My concern is that each platform has its own story regarding containerization, and that still only solves the problem at an application-wide level.

For this reason, I'm interested in an application-level solution that allows granular control over package permissions in a cross-platform way. It will probably be quite challenging to get right, but it seems worth attempting to see what kind of obstacles we encounter. To be clear, no matter what solution we implement, everything that is possible in packages now should remain possible, the only difference being that users will explicitly grant packages various permissions at installation time. If you're installing a package that requires no escalated permissions, you don't need to think as hard or trust the author. If you install a package with heightened permissions, you need to think more carefully.

In my mind, a cross-platform solution could be divided into two major parts.

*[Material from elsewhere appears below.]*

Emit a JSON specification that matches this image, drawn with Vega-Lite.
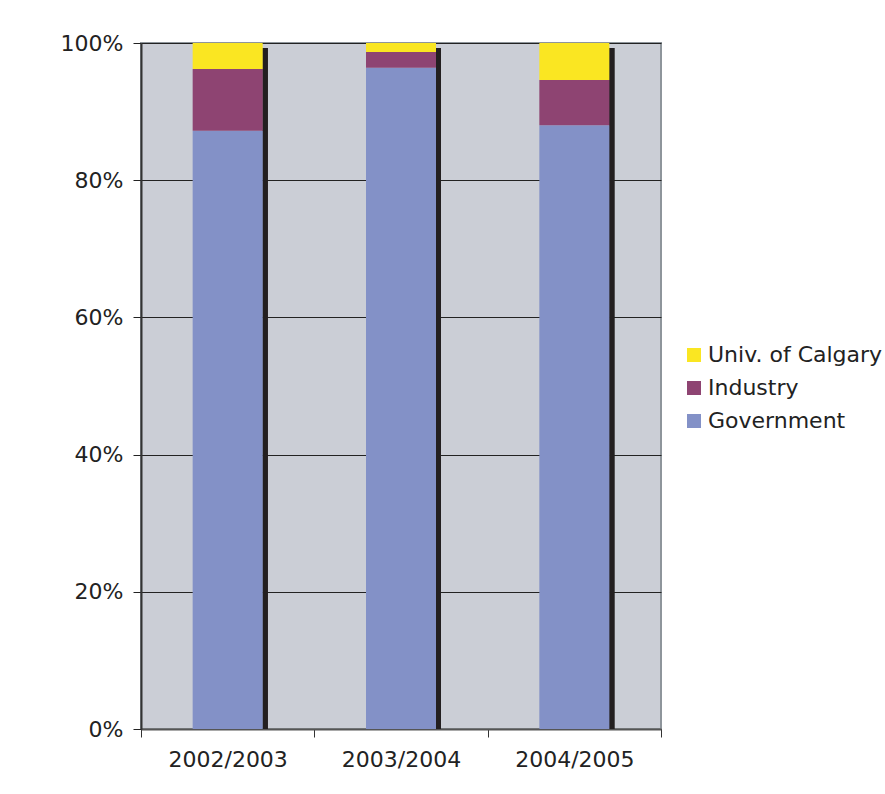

  1. Provide context isolation for Atom packages. This implies loading Atom packages in their own context and controlling what modules they are allowed to require via a whitelist. This may also entail constructing a membrane that can selectively limit access core APIs. At this level, loading untrusted native modules would be an explicit permission. If granted, all other bets would be off from a security perspective.
  2. Provide isolation for native modules. This is more of a 🌝 🚀. The idea would be to extend our granular permissions control even to modules that load native code via a native isolation mechanism such as NaCl. We would also need to keep the build process for native modules straightforward.

There are a lot of unknowns in this entire endeavor. For example, if a package has DOM access does that represent an attack vector based on their ability to invoke commands? What other attack vectors are we not thinking about? Is it possible to expose a minimal set of permissions that scales up gracefully while retaining the ease of use of the API?

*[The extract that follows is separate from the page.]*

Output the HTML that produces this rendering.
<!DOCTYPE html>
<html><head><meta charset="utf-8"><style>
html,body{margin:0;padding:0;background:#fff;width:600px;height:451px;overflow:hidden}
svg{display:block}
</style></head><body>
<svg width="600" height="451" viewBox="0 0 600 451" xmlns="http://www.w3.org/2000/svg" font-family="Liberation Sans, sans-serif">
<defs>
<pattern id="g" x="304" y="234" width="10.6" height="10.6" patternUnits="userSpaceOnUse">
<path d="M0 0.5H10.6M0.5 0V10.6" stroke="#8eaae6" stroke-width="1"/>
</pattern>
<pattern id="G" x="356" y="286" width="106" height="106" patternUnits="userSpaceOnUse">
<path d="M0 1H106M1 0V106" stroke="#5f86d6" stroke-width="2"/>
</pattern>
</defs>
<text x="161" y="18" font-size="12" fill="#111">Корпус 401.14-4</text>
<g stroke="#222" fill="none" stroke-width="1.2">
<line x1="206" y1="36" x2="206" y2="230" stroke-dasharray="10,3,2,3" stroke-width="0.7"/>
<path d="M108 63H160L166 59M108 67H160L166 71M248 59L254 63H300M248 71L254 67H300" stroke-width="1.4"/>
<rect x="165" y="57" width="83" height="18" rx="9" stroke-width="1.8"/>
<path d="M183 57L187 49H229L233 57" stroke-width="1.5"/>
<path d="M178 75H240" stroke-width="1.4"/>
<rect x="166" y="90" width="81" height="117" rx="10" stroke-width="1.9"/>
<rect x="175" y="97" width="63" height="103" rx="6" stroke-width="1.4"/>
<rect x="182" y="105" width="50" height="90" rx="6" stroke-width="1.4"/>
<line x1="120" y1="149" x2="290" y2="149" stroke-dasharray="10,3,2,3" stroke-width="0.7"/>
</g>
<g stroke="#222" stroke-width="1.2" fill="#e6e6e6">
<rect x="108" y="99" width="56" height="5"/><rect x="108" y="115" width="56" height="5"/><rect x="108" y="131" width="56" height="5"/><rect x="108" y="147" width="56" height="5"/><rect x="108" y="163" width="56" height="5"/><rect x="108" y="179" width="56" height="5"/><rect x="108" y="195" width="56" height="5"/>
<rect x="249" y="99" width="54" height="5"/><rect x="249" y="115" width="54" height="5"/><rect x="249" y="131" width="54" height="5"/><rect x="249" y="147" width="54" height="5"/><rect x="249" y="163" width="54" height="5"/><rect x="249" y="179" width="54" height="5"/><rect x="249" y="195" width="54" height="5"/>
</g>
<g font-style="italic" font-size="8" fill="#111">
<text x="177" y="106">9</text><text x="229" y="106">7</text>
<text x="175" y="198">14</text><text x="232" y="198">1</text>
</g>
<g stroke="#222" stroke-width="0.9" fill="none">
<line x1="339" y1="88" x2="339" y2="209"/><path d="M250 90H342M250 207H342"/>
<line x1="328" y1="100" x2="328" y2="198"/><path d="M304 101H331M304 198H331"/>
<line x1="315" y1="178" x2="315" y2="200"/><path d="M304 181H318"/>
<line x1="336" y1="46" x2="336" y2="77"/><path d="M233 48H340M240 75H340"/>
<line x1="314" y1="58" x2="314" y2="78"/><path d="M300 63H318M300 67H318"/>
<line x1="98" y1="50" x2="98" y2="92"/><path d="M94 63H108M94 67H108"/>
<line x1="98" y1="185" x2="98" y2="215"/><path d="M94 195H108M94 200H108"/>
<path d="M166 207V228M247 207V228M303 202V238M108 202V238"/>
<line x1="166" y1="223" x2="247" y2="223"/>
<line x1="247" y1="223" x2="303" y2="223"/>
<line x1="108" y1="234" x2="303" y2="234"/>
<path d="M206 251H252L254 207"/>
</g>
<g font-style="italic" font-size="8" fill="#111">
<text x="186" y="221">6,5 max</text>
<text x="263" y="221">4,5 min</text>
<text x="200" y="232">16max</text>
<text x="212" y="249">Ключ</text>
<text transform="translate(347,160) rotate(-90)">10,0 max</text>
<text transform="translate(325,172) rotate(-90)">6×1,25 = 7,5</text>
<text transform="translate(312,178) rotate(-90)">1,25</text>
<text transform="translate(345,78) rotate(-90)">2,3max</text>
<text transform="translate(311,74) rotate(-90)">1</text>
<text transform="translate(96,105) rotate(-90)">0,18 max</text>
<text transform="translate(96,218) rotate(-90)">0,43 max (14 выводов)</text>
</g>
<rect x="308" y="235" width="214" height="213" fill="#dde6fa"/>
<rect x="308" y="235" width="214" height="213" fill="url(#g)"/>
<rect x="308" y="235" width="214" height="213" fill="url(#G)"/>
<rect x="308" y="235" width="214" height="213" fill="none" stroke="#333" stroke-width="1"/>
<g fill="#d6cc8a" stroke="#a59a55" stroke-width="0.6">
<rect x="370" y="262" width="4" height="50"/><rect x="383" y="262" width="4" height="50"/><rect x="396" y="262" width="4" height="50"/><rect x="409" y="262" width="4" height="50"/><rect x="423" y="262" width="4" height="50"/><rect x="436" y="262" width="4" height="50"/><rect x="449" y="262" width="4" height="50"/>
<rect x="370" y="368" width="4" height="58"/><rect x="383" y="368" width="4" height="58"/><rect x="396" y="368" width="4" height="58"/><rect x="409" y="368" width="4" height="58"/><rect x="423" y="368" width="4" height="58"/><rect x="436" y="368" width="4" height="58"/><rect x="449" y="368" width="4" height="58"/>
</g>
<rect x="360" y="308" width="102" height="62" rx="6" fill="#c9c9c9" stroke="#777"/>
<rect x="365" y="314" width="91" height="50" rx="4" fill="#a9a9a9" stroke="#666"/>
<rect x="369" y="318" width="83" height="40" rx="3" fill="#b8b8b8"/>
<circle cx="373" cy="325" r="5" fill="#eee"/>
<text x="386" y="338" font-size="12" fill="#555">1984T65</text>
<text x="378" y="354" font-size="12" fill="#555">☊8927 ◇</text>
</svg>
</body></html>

In the face of a challenging problem, there are always a million reasons why it won't work. I'm interested in exploring how we might elegantly solve our problems to figure out how we can make it work. It's true that no existing text editor has a security model, but it's never been our plan to settle for the same limits of what has come before, at least not without trying. I welcome critical feedback on this proposal, but I'd like it to be specific and constructive. If someone can expose an attack vector in a specific way that moves the conversation forward because we can then discuss how it might be mitigated.

Again, no one should worry that we plan on dumbing anything down or taking away any of the power we've worked so hard to create for package authors.